### Input records
------

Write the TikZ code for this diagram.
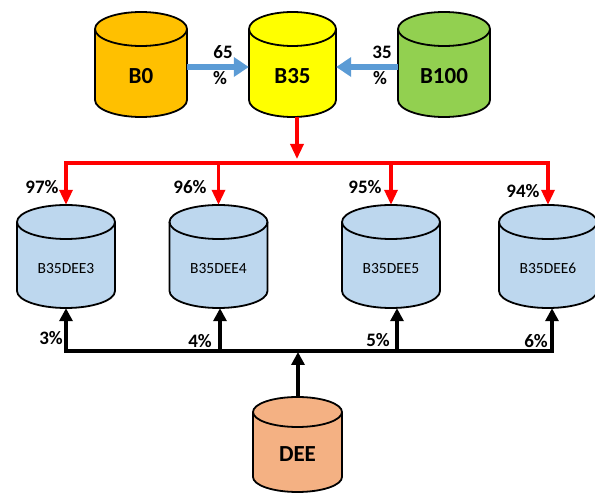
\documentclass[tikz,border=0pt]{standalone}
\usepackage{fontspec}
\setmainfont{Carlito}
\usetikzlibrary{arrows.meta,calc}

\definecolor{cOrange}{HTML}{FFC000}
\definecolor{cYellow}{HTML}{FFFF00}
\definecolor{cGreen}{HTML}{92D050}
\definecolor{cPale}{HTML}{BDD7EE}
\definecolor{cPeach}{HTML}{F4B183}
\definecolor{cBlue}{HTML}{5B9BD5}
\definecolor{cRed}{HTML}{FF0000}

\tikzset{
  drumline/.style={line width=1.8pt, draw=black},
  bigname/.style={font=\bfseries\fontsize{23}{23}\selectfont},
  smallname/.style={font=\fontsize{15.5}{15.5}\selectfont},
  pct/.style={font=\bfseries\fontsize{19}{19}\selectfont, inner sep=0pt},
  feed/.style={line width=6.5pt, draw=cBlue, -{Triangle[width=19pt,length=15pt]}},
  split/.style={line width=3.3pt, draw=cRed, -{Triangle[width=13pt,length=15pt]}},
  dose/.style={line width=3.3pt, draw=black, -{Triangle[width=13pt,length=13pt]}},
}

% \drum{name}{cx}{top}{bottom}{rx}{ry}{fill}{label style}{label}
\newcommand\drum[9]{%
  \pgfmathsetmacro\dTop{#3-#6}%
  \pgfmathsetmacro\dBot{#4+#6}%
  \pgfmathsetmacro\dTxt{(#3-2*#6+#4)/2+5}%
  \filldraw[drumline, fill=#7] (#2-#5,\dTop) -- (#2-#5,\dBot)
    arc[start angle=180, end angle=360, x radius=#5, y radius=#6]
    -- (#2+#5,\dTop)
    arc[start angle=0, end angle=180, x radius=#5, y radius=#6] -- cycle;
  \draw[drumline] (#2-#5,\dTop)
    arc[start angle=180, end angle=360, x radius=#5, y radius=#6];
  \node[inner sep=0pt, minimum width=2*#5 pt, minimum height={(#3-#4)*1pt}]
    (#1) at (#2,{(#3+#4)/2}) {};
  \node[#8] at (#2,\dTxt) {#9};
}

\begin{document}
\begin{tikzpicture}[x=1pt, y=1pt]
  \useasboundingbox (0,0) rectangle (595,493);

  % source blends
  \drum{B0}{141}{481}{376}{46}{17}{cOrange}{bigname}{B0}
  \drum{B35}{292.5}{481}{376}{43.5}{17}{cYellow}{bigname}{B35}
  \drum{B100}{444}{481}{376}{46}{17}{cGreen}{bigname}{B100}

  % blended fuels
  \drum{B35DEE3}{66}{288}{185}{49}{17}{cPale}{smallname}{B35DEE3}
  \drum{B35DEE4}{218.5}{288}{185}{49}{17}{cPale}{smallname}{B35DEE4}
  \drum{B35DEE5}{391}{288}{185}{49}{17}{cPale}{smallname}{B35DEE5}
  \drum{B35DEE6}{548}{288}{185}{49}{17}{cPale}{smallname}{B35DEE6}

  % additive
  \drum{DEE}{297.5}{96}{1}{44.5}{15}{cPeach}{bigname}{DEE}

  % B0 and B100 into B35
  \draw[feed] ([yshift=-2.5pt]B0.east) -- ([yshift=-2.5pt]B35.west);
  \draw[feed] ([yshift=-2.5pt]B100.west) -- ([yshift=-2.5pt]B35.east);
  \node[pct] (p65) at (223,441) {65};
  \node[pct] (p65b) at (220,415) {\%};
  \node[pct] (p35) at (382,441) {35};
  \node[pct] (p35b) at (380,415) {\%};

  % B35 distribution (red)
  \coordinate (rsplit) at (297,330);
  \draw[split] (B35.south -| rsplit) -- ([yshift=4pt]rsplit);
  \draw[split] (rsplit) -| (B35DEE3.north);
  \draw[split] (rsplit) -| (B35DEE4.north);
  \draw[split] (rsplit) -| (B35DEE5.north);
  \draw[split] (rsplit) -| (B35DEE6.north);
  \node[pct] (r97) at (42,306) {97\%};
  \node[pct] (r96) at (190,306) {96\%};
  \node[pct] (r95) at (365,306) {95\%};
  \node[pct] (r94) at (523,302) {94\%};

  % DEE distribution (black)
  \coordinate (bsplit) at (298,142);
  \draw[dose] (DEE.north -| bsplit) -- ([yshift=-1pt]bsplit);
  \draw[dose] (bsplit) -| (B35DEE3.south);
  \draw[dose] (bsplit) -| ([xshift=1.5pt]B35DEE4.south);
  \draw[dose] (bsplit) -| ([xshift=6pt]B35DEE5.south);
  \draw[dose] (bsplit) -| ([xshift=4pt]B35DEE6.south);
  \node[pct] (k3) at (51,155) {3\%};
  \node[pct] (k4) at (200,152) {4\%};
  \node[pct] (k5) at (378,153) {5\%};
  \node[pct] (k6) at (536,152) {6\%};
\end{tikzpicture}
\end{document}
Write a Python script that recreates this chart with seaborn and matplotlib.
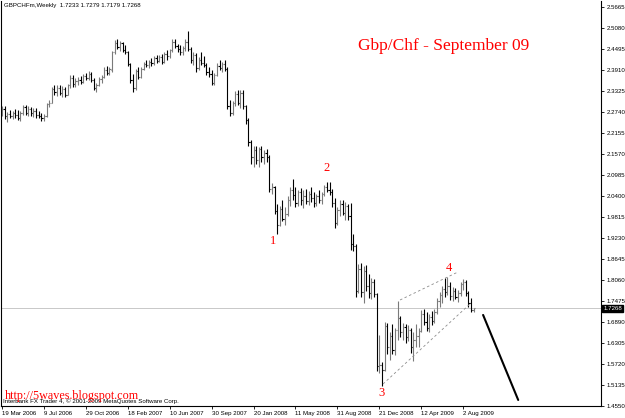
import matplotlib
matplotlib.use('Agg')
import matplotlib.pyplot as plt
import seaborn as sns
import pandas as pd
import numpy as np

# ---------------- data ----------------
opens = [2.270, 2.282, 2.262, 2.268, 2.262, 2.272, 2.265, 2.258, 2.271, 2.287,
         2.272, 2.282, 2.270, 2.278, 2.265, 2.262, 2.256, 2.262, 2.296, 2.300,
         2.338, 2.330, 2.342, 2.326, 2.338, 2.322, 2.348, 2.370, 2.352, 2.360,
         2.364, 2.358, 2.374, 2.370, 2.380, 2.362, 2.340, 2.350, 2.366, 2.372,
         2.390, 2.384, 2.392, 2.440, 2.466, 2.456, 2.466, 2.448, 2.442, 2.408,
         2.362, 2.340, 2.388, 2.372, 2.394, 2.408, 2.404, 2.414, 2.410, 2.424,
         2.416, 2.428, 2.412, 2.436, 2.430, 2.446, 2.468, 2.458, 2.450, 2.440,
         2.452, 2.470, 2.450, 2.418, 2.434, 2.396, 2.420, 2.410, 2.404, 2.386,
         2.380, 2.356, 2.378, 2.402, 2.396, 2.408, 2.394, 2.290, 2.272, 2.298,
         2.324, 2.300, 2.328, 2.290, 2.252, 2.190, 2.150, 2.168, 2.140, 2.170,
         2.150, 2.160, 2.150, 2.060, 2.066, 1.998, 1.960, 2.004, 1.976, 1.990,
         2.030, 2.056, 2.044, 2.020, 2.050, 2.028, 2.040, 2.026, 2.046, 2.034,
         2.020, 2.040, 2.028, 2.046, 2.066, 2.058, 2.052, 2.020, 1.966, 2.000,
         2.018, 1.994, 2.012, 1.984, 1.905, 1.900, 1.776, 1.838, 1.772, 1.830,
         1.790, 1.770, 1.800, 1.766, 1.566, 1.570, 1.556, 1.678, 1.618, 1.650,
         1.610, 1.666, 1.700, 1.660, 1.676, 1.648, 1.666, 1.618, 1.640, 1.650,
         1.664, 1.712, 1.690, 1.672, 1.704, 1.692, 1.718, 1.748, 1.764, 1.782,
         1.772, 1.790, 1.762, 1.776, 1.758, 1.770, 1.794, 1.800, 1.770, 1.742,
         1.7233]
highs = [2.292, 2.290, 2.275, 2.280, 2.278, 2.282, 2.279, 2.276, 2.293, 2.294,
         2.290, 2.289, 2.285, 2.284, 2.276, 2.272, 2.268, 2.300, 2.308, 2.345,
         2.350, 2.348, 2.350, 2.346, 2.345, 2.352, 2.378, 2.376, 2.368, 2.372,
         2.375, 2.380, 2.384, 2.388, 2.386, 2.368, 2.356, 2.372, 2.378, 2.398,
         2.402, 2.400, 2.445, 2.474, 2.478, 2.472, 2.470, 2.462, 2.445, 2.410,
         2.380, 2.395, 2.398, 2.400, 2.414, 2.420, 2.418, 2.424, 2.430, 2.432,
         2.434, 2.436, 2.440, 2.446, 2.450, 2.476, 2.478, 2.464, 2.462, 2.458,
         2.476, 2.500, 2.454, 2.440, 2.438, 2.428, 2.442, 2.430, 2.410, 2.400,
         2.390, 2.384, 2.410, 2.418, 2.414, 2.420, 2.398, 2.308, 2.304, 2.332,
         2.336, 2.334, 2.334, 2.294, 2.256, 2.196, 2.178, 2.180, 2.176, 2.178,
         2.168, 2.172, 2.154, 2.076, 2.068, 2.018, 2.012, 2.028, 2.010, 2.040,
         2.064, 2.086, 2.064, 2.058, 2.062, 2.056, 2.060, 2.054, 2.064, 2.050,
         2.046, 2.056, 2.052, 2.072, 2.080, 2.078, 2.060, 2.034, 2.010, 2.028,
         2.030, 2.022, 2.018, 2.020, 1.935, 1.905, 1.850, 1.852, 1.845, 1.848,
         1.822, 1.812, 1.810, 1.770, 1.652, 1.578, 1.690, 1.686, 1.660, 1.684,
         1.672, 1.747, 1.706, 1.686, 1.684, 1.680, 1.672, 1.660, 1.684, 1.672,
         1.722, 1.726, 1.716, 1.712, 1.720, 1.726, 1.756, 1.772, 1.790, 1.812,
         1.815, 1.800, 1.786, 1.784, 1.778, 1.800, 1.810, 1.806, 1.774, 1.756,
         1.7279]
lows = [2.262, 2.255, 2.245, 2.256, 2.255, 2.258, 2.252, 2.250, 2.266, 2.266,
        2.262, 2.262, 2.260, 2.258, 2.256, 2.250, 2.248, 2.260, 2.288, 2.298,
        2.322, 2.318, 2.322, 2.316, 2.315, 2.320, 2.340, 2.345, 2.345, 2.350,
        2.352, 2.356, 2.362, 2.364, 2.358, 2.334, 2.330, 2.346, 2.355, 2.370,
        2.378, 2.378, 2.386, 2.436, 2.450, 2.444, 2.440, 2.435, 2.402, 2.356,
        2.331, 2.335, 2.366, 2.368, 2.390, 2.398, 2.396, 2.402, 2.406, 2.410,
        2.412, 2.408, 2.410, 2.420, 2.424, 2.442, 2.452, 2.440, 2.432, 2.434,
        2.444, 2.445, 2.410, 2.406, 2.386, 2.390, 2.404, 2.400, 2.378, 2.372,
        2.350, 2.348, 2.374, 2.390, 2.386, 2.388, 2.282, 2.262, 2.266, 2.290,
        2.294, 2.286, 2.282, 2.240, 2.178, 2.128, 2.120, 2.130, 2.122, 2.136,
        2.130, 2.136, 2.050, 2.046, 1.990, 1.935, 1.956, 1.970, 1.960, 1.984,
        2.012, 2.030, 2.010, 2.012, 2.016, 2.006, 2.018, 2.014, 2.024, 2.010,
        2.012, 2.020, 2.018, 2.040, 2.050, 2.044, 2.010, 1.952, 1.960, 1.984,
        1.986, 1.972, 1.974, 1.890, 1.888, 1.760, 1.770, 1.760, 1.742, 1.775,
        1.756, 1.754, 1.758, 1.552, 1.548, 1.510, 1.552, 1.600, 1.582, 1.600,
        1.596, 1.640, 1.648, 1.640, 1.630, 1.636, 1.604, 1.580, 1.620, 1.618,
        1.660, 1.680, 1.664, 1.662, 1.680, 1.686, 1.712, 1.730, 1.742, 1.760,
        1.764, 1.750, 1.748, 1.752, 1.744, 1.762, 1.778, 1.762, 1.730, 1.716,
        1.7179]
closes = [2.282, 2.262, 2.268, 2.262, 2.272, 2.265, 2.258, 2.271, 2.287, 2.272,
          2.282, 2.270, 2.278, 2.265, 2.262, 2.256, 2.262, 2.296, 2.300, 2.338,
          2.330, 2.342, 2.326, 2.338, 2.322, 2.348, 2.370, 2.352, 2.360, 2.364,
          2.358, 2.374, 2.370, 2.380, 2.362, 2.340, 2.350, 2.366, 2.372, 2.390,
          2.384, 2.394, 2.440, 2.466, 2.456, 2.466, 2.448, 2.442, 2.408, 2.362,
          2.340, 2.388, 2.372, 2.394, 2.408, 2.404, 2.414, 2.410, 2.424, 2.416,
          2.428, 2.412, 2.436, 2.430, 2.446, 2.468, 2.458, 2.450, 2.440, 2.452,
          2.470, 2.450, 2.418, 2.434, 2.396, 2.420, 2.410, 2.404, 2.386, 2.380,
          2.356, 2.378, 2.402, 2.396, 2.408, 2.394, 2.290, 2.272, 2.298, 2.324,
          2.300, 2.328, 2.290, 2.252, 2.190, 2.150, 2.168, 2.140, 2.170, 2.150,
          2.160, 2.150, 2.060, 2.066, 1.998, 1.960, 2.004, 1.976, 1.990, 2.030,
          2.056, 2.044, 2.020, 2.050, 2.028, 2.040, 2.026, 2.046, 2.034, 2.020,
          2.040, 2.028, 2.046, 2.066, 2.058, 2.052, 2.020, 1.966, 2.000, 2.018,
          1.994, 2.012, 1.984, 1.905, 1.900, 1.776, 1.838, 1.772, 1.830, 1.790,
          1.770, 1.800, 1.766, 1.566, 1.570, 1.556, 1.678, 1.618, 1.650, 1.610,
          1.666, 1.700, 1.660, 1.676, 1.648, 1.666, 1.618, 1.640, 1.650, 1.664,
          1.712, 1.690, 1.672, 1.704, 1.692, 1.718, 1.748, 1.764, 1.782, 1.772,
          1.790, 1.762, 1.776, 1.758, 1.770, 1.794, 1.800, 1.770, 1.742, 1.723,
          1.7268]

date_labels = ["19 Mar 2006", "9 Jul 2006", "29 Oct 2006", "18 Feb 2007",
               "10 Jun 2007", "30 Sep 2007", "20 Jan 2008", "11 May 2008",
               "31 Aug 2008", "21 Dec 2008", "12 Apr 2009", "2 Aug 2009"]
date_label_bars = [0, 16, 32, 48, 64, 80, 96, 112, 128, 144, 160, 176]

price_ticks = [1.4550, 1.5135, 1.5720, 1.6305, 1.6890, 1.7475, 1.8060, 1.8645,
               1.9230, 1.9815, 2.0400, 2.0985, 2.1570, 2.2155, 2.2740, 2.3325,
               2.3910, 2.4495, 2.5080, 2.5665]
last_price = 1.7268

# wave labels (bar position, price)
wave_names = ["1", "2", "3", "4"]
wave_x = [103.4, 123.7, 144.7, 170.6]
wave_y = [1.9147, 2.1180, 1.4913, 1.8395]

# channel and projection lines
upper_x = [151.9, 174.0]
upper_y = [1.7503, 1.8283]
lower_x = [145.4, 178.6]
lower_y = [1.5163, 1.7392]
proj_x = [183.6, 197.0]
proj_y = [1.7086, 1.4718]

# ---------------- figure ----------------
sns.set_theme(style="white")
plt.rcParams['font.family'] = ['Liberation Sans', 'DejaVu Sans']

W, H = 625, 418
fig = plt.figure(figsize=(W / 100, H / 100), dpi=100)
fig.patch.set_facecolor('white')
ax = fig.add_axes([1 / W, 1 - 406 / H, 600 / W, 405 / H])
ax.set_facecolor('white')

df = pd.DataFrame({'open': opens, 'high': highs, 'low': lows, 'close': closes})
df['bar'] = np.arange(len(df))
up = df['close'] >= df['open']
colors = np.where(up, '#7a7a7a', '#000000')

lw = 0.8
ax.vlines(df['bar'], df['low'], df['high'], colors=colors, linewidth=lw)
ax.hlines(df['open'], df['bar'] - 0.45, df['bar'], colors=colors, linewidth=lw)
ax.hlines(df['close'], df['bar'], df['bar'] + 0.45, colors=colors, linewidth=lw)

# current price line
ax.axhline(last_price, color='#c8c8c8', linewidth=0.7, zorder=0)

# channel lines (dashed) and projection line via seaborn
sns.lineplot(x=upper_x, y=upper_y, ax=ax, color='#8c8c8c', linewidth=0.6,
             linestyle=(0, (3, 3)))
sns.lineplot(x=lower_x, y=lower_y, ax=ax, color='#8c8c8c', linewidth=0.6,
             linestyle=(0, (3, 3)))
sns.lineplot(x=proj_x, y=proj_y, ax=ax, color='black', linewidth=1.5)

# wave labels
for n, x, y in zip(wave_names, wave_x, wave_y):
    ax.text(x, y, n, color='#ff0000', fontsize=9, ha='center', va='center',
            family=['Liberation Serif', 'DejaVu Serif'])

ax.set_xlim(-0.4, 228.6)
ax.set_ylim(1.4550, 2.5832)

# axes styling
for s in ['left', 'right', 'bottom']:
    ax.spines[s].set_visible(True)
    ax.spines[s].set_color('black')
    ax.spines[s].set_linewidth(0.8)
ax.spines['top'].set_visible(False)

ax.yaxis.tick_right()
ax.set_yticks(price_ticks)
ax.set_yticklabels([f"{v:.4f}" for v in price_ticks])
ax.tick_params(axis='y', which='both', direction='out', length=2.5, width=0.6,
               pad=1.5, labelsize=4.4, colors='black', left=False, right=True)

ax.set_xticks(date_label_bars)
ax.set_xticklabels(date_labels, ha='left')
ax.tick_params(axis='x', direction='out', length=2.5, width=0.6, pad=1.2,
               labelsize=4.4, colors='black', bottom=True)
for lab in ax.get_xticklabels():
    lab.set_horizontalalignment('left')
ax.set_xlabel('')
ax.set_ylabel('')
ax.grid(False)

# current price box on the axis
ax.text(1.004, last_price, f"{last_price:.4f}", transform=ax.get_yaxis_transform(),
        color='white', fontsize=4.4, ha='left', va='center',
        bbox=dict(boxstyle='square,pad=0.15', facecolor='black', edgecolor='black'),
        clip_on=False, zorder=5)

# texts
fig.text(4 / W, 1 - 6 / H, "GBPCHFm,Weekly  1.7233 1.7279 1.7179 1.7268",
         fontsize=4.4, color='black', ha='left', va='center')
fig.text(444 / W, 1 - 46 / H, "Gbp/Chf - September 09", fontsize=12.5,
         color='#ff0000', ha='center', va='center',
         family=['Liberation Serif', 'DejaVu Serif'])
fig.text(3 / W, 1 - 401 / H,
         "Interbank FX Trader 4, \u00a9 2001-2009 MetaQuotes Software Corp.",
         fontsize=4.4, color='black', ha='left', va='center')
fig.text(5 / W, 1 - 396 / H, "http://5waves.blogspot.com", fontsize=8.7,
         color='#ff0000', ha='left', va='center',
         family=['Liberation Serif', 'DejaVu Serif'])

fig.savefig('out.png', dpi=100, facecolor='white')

------

### What is being asked
Among the entries above, take the lines from the one with "Write a Python" through the one with "import numpy as np" and retype them exactly, leaving out the pictures.

### Result of the task
Write a Python script that recreates this chart with seaborn and matplotlib.
import matplotlib
matplotlib.use('Agg')
import matplotlib.pyplot as plt
import seaborn as sns
import pandas as pd
import numpy as np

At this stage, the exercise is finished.